What to do
Return precisely the span of lines from the top of the material below to the line containing "import matplotlib.pyplot as plt", both included. Pictures are excluded.

[Collected data entries]
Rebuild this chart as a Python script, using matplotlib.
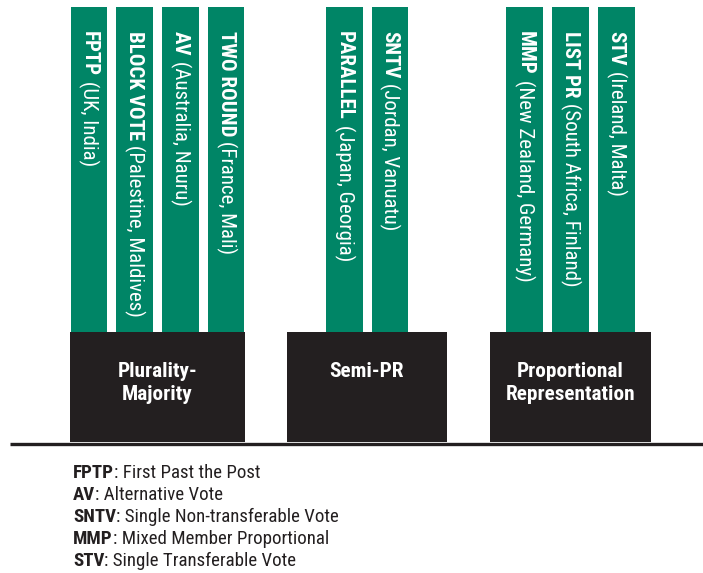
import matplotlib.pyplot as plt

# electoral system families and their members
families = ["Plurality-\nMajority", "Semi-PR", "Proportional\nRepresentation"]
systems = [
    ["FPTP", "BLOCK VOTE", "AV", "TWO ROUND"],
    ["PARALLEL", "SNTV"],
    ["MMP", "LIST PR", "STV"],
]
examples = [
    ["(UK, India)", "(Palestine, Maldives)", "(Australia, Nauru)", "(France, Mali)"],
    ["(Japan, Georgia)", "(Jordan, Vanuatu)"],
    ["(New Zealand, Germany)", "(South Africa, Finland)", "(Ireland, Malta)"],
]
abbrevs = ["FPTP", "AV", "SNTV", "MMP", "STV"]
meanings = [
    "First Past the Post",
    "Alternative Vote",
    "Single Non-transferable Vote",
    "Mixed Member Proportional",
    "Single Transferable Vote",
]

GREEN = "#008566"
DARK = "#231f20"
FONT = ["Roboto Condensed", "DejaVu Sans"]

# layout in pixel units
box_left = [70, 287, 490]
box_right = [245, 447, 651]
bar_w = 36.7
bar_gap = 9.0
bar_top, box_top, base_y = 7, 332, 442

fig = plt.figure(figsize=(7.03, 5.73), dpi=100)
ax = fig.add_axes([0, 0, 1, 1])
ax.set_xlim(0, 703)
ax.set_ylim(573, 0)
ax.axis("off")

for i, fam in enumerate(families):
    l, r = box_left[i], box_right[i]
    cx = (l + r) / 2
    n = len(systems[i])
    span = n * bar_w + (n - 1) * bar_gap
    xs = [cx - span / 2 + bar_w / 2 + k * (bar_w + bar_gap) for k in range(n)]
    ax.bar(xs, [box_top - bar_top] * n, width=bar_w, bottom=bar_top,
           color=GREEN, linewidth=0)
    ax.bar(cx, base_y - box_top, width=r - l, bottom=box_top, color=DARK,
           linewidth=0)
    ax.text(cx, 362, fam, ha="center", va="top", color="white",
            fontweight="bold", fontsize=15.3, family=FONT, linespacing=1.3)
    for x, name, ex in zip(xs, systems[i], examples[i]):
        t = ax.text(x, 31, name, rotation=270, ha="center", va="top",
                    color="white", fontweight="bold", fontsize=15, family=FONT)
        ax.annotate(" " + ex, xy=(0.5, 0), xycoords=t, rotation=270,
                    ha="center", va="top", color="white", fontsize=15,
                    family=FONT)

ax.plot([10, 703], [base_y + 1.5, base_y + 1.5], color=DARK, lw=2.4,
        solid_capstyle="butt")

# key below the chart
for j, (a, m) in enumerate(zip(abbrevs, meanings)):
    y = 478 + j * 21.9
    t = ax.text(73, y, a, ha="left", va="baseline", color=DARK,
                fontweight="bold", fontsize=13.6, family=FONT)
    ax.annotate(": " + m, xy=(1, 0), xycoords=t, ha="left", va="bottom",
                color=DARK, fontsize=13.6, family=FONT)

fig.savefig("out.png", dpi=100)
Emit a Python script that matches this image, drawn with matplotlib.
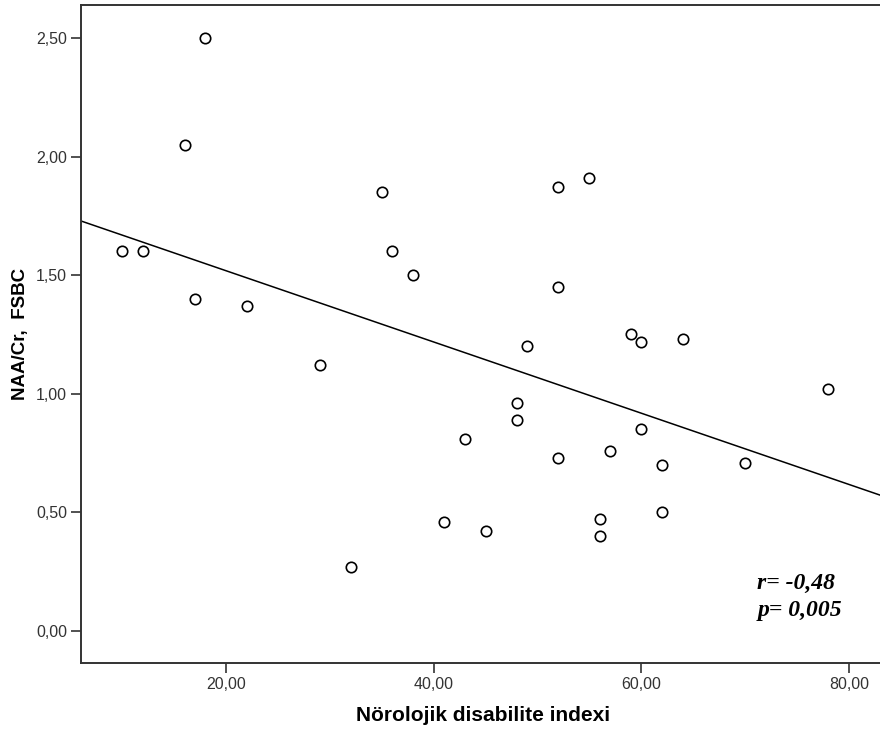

Finished exercise
Rebuild this chart as a Python script, using matplotlib.
import matplotlib.pyplot as plt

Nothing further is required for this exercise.